A Cut Above: Manuel Cuevas

For Manuel Cuevas, fashion isn’t a career; it’s a calling. From the moment his older brother taught him to sew at the age of 7, he never looked back. He began making his own clothes at 7 and launched his own atelier at the age of 12. By the time the Mexican-born designer moved to America in his late teens, he was designing and selling hundreds of one-of-a-kind dresses and gowns each year. He trained with some of the greatest tailors and costumers in the world, including Edith Head, Sy Devore and Nudie Cohn, before eventually striking out on his own. A legendary designer with a staggering career, Manuel has worked with some of the biggest names in the world, including Michael Jackson, Prince, The Rolling Stones, The Beatles, Frank Sinatra and Dolly Parton. He’s responsible for putting Johnny Cash in black and for creating Elvis Presley’s iconic gold lamé jumpsuit. After seven decades as a designer, Manuel isn’t showing any signs of slowing down. He continues to produce one-of-a-kind creations for a new crop of stars from his Nashville-based studio. The Rhinestone Rembrandt reflects back on his outstanding career, his notable clients and his humble beginnings.
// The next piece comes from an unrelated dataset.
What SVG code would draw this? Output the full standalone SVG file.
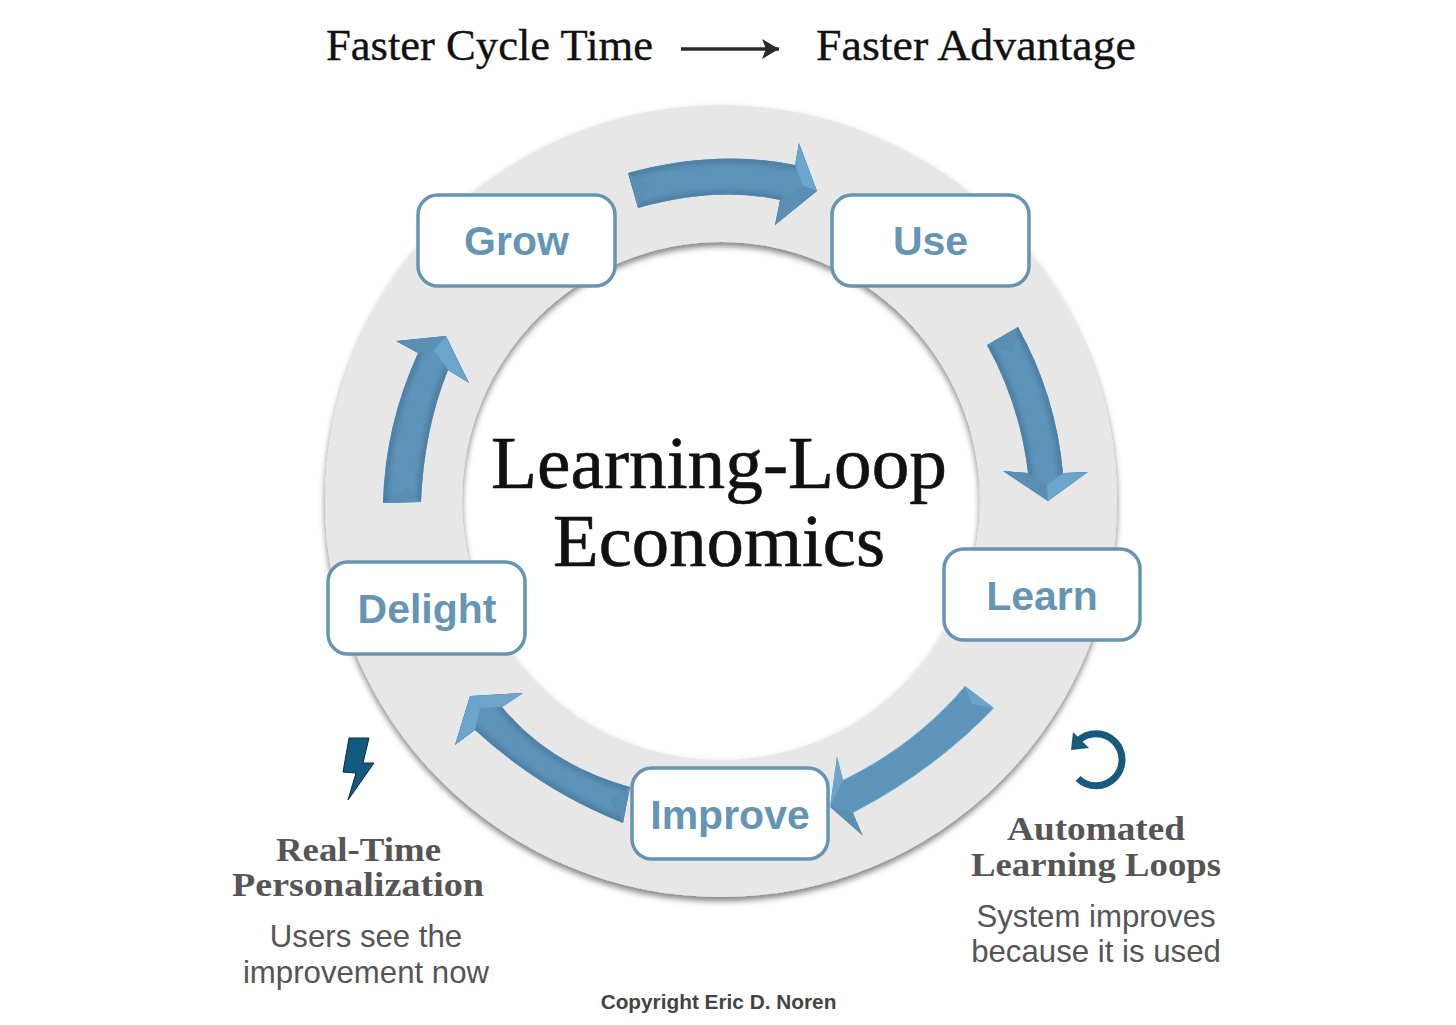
<svg xmlns="http://www.w3.org/2000/svg" width="1456" height="1025" viewBox="0 0 1456 1025">
<style>
.top{font-family:"Liberation Serif",serif;font-size:44px;fill:#111;stroke:#111;stroke-width:.35}
.title{font-family:"Liberation Serif",serif;font-size:74px;fill:#111;stroke:#111;stroke-width:.6}
.node{fill:#fff;stroke:#6694b3;stroke-width:3.5}
.lbl{font-family:"Liberation Sans",sans-serif;font-weight:700;font-size:41px;fill:#6694b3;text-anchor:middle}
.head{font-family:"Liberation Serif",serif;font-weight:700;font-size:34px;fill:#555}
.sub{font-family:"Liberation Sans",sans-serif;font-size:31.2px;fill:#555;text-anchor:middle}
.body{fill:#5f94ba;stroke:#73acd3;stroke-width:1.5}
.edge{fill:none;stroke:#4a7a9e;stroke-width:8;filter:url(#soft)}
.lt{fill:#6ca5cc}
.dk{fill:#5a8eb2}
</style>
<defs>
<filter id="ringshadow" x="-5%" y="-5%" width="110%" height="110%"><feDropShadow dx="0" dy="4" stdDeviation="3" flood-color="#000" flood-opacity="0.5"/></filter>
<filter id="soft" x="-20%" y="-20%" width="140%" height="140%"><feGaussianBlur stdDeviation="3"/></filter>
<marker id="ah" markerWidth="20" markerHeight="22" refX="18" refY="11" orient="auto" markerUnits="userSpaceOnUse"><path d="M1 1L18 11L1 21L5 11Z" fill="#2a2a2a"/></marker>
<path id="a1" d="M628 173Q717 149 795 165L799 143L817 191L775 225L780 200Q717 186 638 208Z"/>
<path id="a2" d="M987 345L1018 327Q1056 395 1063 473L1088 472L1048 501L1003 471L1028 473Q1020 405 987 345Z"/>
<path id="a3" d="M965 686L994 708Q935 770 853 813L863 836L830 807L837 756L843 780Q915 745 965 686Z"/>
<path id="a4" d="M630 787Q550 765 502 707L523 693L470 696L455 745L475 730Q540 790 623 823Z"/>
<path id="a5" d="M383 503L421 502Q424 430 448 370L469 383L446 336L396 341L418 353Q385 425 383 503Z"/>
<clipPath id="c1"><use href="#a1"/></clipPath><clipPath id="c2"><use href="#a2"/></clipPath><clipPath id="c3"><use href="#a3"/></clipPath><clipPath id="c4"><use href="#a4"/></clipPath><clipPath id="c5"><use href="#a5"/></clipPath>
</defs>
<rect width="1456" height="1025" fill="#fff"/>
<path id="ring" d="M325 501a396 396 0 1 0 792 0a396 396 0 1 0 -792 0ZM462 501a259 259 0 1 1 518 0a259 259 0 1 1 -518 0Z" fill="#e7e7e7" fill-rule="evenodd" filter="url(#ringshadow)"/>
<g id="connectors">
<g clip-path="url(#c1)"><use href="#a1" class="body"/><use href="#a1" class="edge"/><polygon class="dk" points="628,173 638,208 650,186"/><polygon class="lt" points="799,143 817,191 803,186 795,165"/><polygon class="dk" points="817,191 775,225 780,200 803,186"/></g>
<g clip-path="url(#c2)"><use href="#a2" class="body"/><use href="#a2" class="edge"/><polygon class="dk" points="987,345 1018,327 1012,352"/><polygon class="dk" points="1003,471 1048,501 1047,485 1028,473"/><polygon class="lt" points="1088,472 1048,501 1047,485 1063,473"/></g>
<g clip-path="url(#c3)"><use href="#a3" class="body"/><polygon class="lt" points="965,686 994,708 972,704"/><polygon class="lt" points="837,756 830,807 843,780"/><polygon class="dk" points="863,836 830,807 853,813"/></g>
<g clip-path="url(#c4)"><use href="#a4" class="body"/><use href="#a4" class="edge"/><polygon class="dk" points="630,787 623,823 610,800"/><polygon class="lt" points="470,696 523,693 502,707 480,708"/><polygon class="lt" points="470,696 455,745 475,730 480,708"/></g>
<g clip-path="url(#c5)"><use href="#a5" class="body"/><use href="#a5" class="edge"/><polygon class="dk" points="383,503 421,502 408,488"/><polygon class="dk" points="396,341 446,336 434,350 418,353"/><polygon class="lt" points="446,336 469,383 448,370 434,350"/></g>
<line x1="681" y1="49" x2="779" y2="49" stroke="#2a2a2a" stroke-width="3.500" marker-end="url(#ah)"/>
</g>
<text class="top" x="326" y="60" textLength="327" lengthAdjust="spacingAndGlyphs">Faster Cycle Time</text>
<text class="top" x="816" y="60" textLength="320" lengthAdjust="spacingAndGlyphs">Faster Advantage</text>
<text class="title" x="491" y="488" textLength="456" lengthAdjust="spacingAndGlyphs">Learning-Loop</text>
<text class="title" x="553" y="566" textLength="332" lengthAdjust="spacingAndGlyphs">Economics</text>
<g id="grow"><rect class="node" x="418" y="195" width="197" height="91" rx="20"/><text class="lbl" x="516.500" y="255">Grow</text></g>
<g id="use"><rect class="node" x="832" y="195" width="197" height="91" rx="20"/><text class="lbl" x="930.500" y="255">Use</text></g>
<g id="learn"><rect class="node" x="944" y="549" width="196" height="91" rx="20"/><text class="lbl" x="1042" y="610">Learn</text></g>
<g id="improve"><rect class="node" x="632" y="768" width="196" height="91" rx="20"/><text class="lbl" x="730" y="829">Improve</text></g>
<g id="delight"><rect class="node" x="328" y="562" width="197" height="92" rx="20"/><text class="lbl" x="427" y="623">Delight</text></g>
<g id="bolt"><polygon points="349,738 369,738 363,763 374,763 348,800 356,773 343,772" fill="#12597f" stroke="#0b2c40" stroke-width="1"/></g>
<g id="undo"><path d="M1078 741A26 26 0 1 1 1078 778.500" fill="none" stroke="#17597f" stroke-width="7"/><polygon points="1073,732 1071,750 1089,748" fill="#17597f"/></g>
<text class="head" x="276" y="861" textLength="165" lengthAdjust="spacingAndGlyphs">Real-Time</text>
<text class="head" x="232" y="896" textLength="252" lengthAdjust="spacingAndGlyphs">Personalization</text>
<text class="sub" x="366" y="947">Users see the</text>
<text class="sub" x="366" y="983">improvement now</text>
<text class="head" x="1007" y="840" textLength="178" lengthAdjust="spacingAndGlyphs">Automated</text>
<text class="head" x="971" y="876" textLength="250" lengthAdjust="spacingAndGlyphs">Learning Loops</text>
<text class="sub" x="1096" y="927">System improves</text>
<text class="sub" x="1096" y="962">because it is used</text>
<text x="718.500" y="1009" font-family="'Liberation Sans',sans-serif" font-weight="700" font-size="20.800" fill="#444" text-anchor="middle">Copyright Eric D. Noren</text>
</svg>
A Cut Above: Manuel Cuevas


I'm not very fashion-inclined. I am more style-inclined, so I make one-of-a-kind [pieces] since the age of 12. I'm almost 83 years old, so I've been at it for years and years and years. Only one of a kind. I don't do two of anything, and that could be the reason I don't like socks. I do make boots, but I make a different one to the other. Not very noticeable, but I make them different just to keep the originality going.


I haven't made a suit for Obama, and I would like to. Just to make him a nice Western suit. I could show him a couple things.


First famous [client], it could've been Frank Sinatra, I guess. I didn't know who Frank Sinatra was, but he gave me a $1,000 tip, and in those years, that was a lot of money. I stuck it in my coat, and later, I had to find out who Frank Sinatra was. 


It all depends on the character of the person. I really never know what to do for anybody unless I really talk to them, I measure them, I find them in my next outfit. I say, "This is what this guy needs." I really do what I think they need. They all have opinions, but the right thing comes along eventually.


Things that I have enjoyed or people I have enjoyed dressing were probably great friends like John Lennon, like Bob Dylan, like Mick Jagger, like Johnny Cash. Like Ronald Reagan — that was a fun guy to dress. LBJ too.  And Mr. George Walker Bush, I loved his ways. I dressed people like Pablo Picasso, Norman Mailer, Marlon Brando. But I'm proud, proud, proud of what I'm doing and what will be made today in my studio. I'm looking forward to the best piece.


Edith Head sure inspired me because she was daring. And Coco Chanel. I've known all of the designers forever, but what I like about them is they have their own style. It's not my thing, but I love what they do. So many innovations all the time. They inspire me. Really, they do.


Money doesn't mean anything, that's what I learned. I know because everybody dreams of money. There is nothing better than health and love, and you can't buy them. They’re free.


At the age of 7, I started making shirts and pants and jackets, but then, dresses fascinated me and the girls didn't have that much fashion going. Their fashion was so repeated. I wasn't happy with that. Why not make one of a kind? So, I started with 77 dresses the first year of my so-called atelier when I was 12 years old.


When I started working for Sy Devore, I met Frank Sinatra — you name it, the whole Rat Pack — and I was making clothes for them, but it was really boring for me to make that kind of stuff. I saw something in the Rose Parade in Pasadena, and I just wanted to do something with more glitter, with more flamboyance, with more class, so I'm doing that today.


There's a lot of clients that I'm working on. You have to see it when they wear the stuff, and then, if you like it, you ask them and they'll tell you it's a Manuel piece. I love that. But I don't really like to talk about my pieces until the day they wear it, and then, I can brag about it.


I have never worked really an hour in my life. I just do what I love to do. My place is like a candy store. My studio. It's just fun. It is what you see, and you can touch whatever you want. Put it on.


I do love when people have a great sense of appreciation for the pieces they've ordered. And when they receive them, they're so happy. That's all I care about.


In the very near future, I'm working on a fashion show in Nashville. I've got to talk to the bigwigs and see what they think, and if they don't have mentality for it, I'll just walk away. But I think they might walk away and say, "Let's do this." I want to make a fashion parade in Nashville.